Yeah, the assumption that sharing racial characteristics indicates a common “identity” is kinda, um, … There’s gotta be some succinct way to describe someone who thinks, “S is race R, therefore S thinks T.”
Then again, Bonespurs must have driven many Latinos to the same old conclusion: ‘We all hang together or else we each hang separtately.’
Nullius in Verba:
To be fair, it might be more from the perception of shared cultural characteristics, rather than racial ones, that this idea of a political monolith comes from. Of course, it’s still a silly assumption (after all, how much culture do all American “Latinos” share, and to which extent does this inform their political decisions?), but it’s one that I’m more willing to chalk up to innocent ignorance.
Mosnae: Even then, that looks suspiciously like the idea that there’s a necessary relation of “race, therefore culture”, which is just a subset of “race, therefore thought”. I’m so very tired of this ideology that grounds everything in demographic identity.
People infected by the mind-virus, family members, have expressed the sentiment that it would be poetic justice for those Latinos who voted Republican to have their own families broken up by deportation. The mind reels. Not all Latinos are criminals.
[venom] I’m sure some of them might even be good people. [/venom]
I think this fits here: Kevin Drum talking about why the Democrats lost, partly responding to piece in Politico:
Jack Herrera on Latinos and the Democratic Party.
Herrera claims that the Latino vote was lost because so many of them are working class laborers whose concerns have been ignored by the Democratic Party.
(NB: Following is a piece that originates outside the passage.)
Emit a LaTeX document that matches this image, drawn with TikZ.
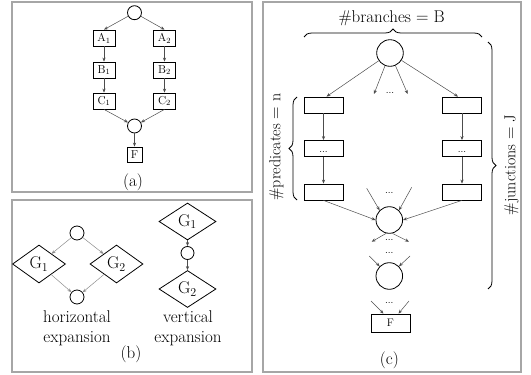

Drum goes on from there to talk about the power of rhetoric, and how blatant lies and exaggerations are not perceived that way when the sentiment aligns with the needs of the audience.
A couple of paragraphs:
The footnote about “sex change surgeries” for prisoners:
I don’t think Drum (or Herrera) says anything remarkably novel here, but I do think it’s a well-put analysis. The Democrats loudly promote a lot of things, but many important things are either unmentioned or lost in the noise.
Yeah, Sackbut. If they’d stuck with abortion, they might have won. Maybe a bit thrown in about tax cuts for billionaires causing everyone else to pay higher taxes. They could have had Trump on the ropes over abortion, because no matter how much rhetoric he might use about his being good for women, it is impossible to mistake the facts that it was his appointments that pushed SCOTUS over the edge, gave them enough votes to overturn Roe v. Wade. And that was intentional, because the justices he appointed were recommended to him for that very reason.
By the time he leaves office (if he does), the Republicans will probably have the entire United States judiciary. They already have most of it, in spite of two two-term Democratic presidents and one one-term. That’s a total of twenty years of Dems in office. The Senate stonewalled candidates nominated by Bill Clinton to the effect that Dubya was able to appoint a lot of justices. As we all know, they did the same with Obama. Now they are appointing young judges across the judicial system.
That might have been a winning campaign.
iknklast: Abortion and labour issues, combined, I think, could’ve done massively better, at the very least. Harris running meant that anyone turned off by taking a strong pro-choice stance would’ve been out, anyway, so they should’ve doubled-down on that issue.
And for folks who don’t care about abortion (mostly men, of course), a really aggressive pro-labor campaign with concrete promises could’ve done a much better job mobilizing the vote than trying to get into the weeds of tariff policy.